Благоразумие ему изменило. Он не остановился у сына, снимал, как обычно, номер в гостинице, но напоследок Викентий уговорил его поужинать По-домашнему. Каково же было его удивление, когда в квартире один за другим начали появляться гости. Причем гости были не совсем обыкновенные, не просто друзья сына или невестки. В этом Тимофей Олегович быстро разобрался. Пришла пожилая дама, пестро, вычурно одетая, главный врач поликлиники, где работала Дарья, прибыли две солидные семейные пары, непонятно сразу кто такие, но видно, что люди немалые и что Викентий их приходом весьма доволен. Наконец — вот те на! — прискакал журналист, который брал у Тимофея Олеговича интервью. Этот привел с собой девицу-хохотушку, затянутую в нечто кожаное и скрипучее. Дарья подводила гостей к Тимофею Олеговичу и знакомила церемонно и торжественно, представляя его с помпой, как свадебного генерала. От неудобства и неловкости он мямлил что-то невразумительное, с трудом сохраняя на лице благолепную, подходящую случаю улыбку. Девица-хохотушка так прямо и брякнула от души:
— А вы правда самородок? Геня сказал, ваши картины за границей котируются! Во здорово, да!
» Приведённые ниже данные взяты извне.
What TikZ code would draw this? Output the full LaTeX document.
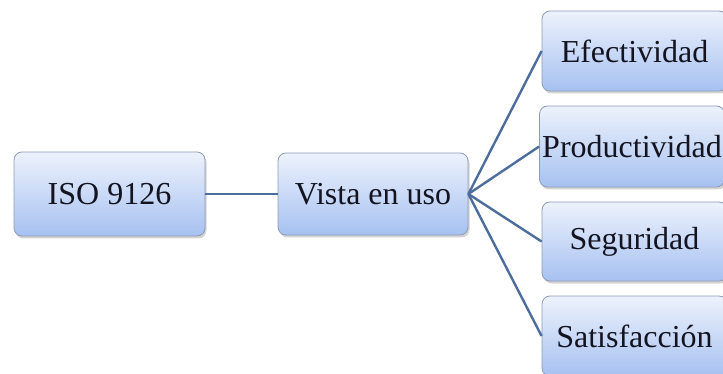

— Конечно, чего же лучше, — отозвался Кременцов, бросив на сына красноречивый взгляд.
Стол ломился от яств, было множество холодных закусок, икра красная и черная, но мясо, приготовленное Дарьей, как всегда, пережарено и переперчено. Напитки были все с яркими наклейками, в необыкновенных бутылках. Гости ели и пили чинно, нахваливали хозяйку, нет-нет да и обращались к Тимофею Олеговичу с вопросами. Оказывается, всех собравшихся так или иначе интересовала живопись. Кременцов отмалчивался, отвечал односложно. Да и как еще ответишь на вопрос, например, журналиста: «Справедливо ли мнение, что наши художники все еще плетутся в хвосте у передвижников и сильно отстали от общего мирового уровня?» Задав этот каверзный вопрос, журналист победоносно взглянул на свою подругу, которая уже достаточно осоловела.